Pedagogy Workshops PDF Print E-mail

On the final day of the conference, participants are invited to take part in an hour-long workshop on teaching LGBT and transnational issues. We will meet in small groups for discussion facilitated by a Syracuse faculty member. Please make sure that you are registered for the conference, as these workshops will be organized from the list of registered participants.

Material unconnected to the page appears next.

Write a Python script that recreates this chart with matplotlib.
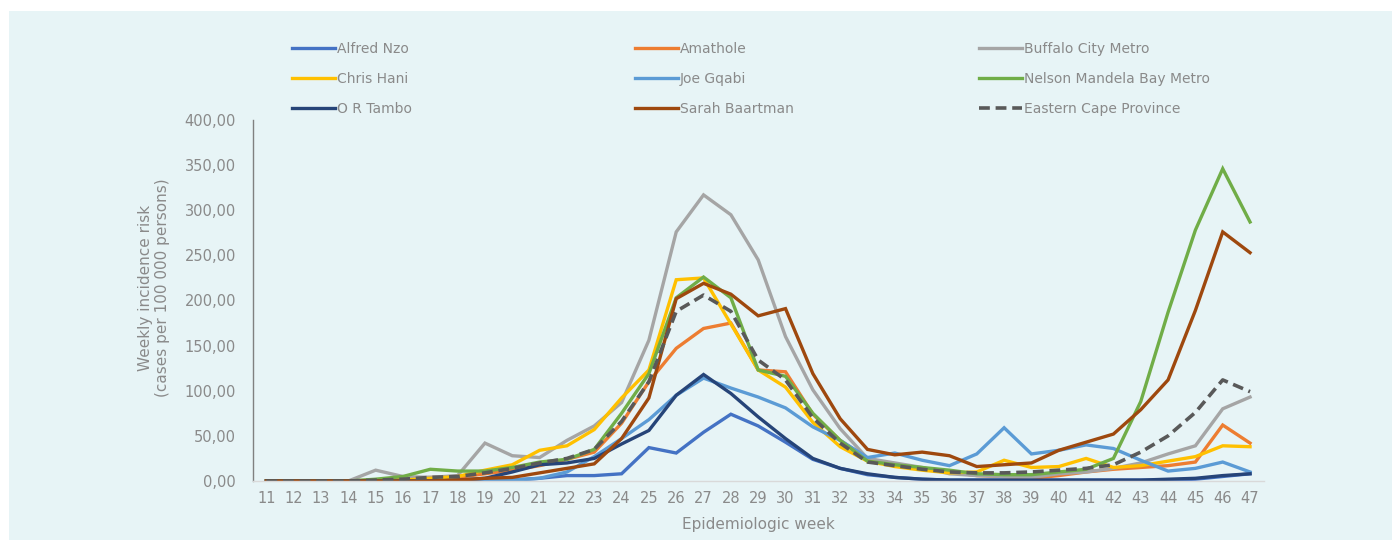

Questions that the pedagogy workshops may engage: What are your pedagogical and curricular goals and aims in transnationalizing your LGBT/queer courses? What challenges have you faced, or expect to face? What surprises have you encountered? How do you incorporate “a dynamic selection of diverse and provocative international materials” (Hall) in your courses? What kind of ‘global analytic’ (Rupp) have you designed for making sense of so much material and so many perspectives? How do you address the U.S./English-speaking bias in LGBT/Queer studies in the context of teaching undergraduates and graduate students? How do you understand what ‘the transnational’ means and what “specific material and ideological practices . . . constitute [it]at this historical juncture” (Alexander and Mohanty)?

References

M. Jacqui Alexander and Chandra Talpade Mohanty’s “Cartographies of Knowledge and Power: Transnational Feminism as Radical Praxis” in Critical Transnational Feminist Praxis ed. by Amanda Lock Swarr and Richa Nagar (SUNY, 2010), pp. 23-45.

Donald E. Hall’s “Can We Teach a Transnational Queer Studies?” in Pedagogy 10.1, winter 2010, pp. 69-78.

Leila J. Rupp’s “Toward a Global History of Same-Sex Sexuality” in Journal of the History of Sexuality 10.2, April 2001, pp. 287-302.